Sonate d'automne : De mère en fille
Scène

Sonate d’automne : De mère en fille

Marcel Pomerlo offre une lecture respectueuse mais sans éclat de la Sonate d’automne de Bergman.

La Sonate d’automne de Bergman nous est livrée sur un mode on ne peut plus réaliste, sans éclat, sans contrastes. La mise en scène de Marcel Pomerlo a même quelque chose de poussiéreux, de suranné. Le moins que l’on puisse dire, c’est que la représentation suscite de nombreuses questions. Est-ce que ce théâtre que l’on dit "de chambre" est condamné à être joué de manière aussi statique, par des comédiens qui s’exécutent le plus souvent face au public, rivés à une chaise ou à un lit? Est-ce qu’on projette au mur le visage d’un enfant pour nous faire comprendre que l’image de ce dernier, mort noyé, hante sa mère éplorée? Est-ce qu’on inonde la représentation de piano parce que le personnage de la mère est pianiste?

Si Andrée Lachapelle et Marie-France Marcotte finissent par nous faire croire à la relation épouvantablement toxique qui unit la mère et la fille, on passe tout de même une bonne partie de la pièce à se demander pourquoi leurs répliques, qui devraient être assassines, insidieuses, percutantes, sont servies sur un ton emprunté, précieux, empesé. Cette interprétation, qui semble appartenir à une autre époque, nous empêche de communier pleinement au drame des personnages, désamorce la tension, freine le crescendo. Dans les rôles secondaires, Gabriel Arcand et Chantal Dumoulin s’en tirent mieux.

Tout de même, le spectacle de la Veillée n’empêche pas de goûter la finesse, l’intelligence et la sensibilité du règlement de comptes que Bergman a imaginé pour le cinéma en 1977. Charlotte, la mère, est glaciale, égoïste. Eva, la fille, est fragile, profondément blessée. Mais l’une et l’autre sont plus complexes encore. Pour entrer dans les méandres d’une âme torturée par le manque d’amour, Bergman n’avait pas son pareil.

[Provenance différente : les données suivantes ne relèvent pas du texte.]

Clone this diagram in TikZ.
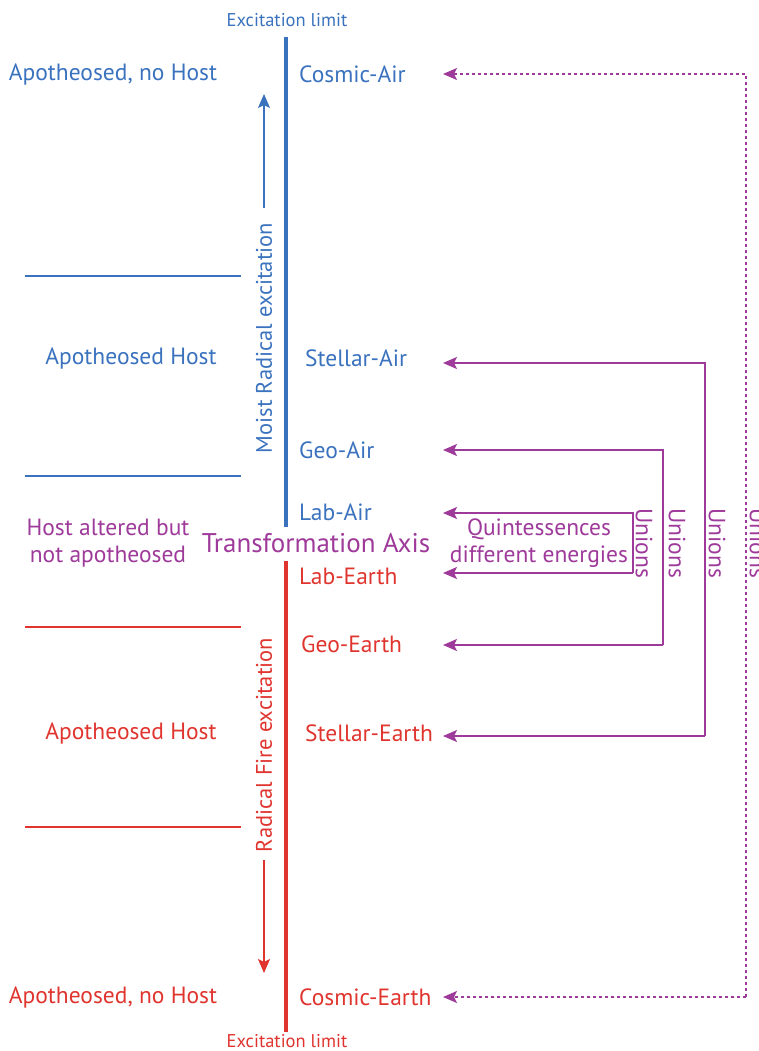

Traduite par C.G. Bjurström et Lucie Albertini, la partition rend palpable le caractère tragique du quotidien d’Eva, cette lancinante vie de tous les jours, ces longues heures hantées par les enfants repris et les caresses refusées. Faire entendre l’oeuvre, sans l’enflammer mais sans la dénaturer, c’est une qualité qu’il faut reconnaître à cette production.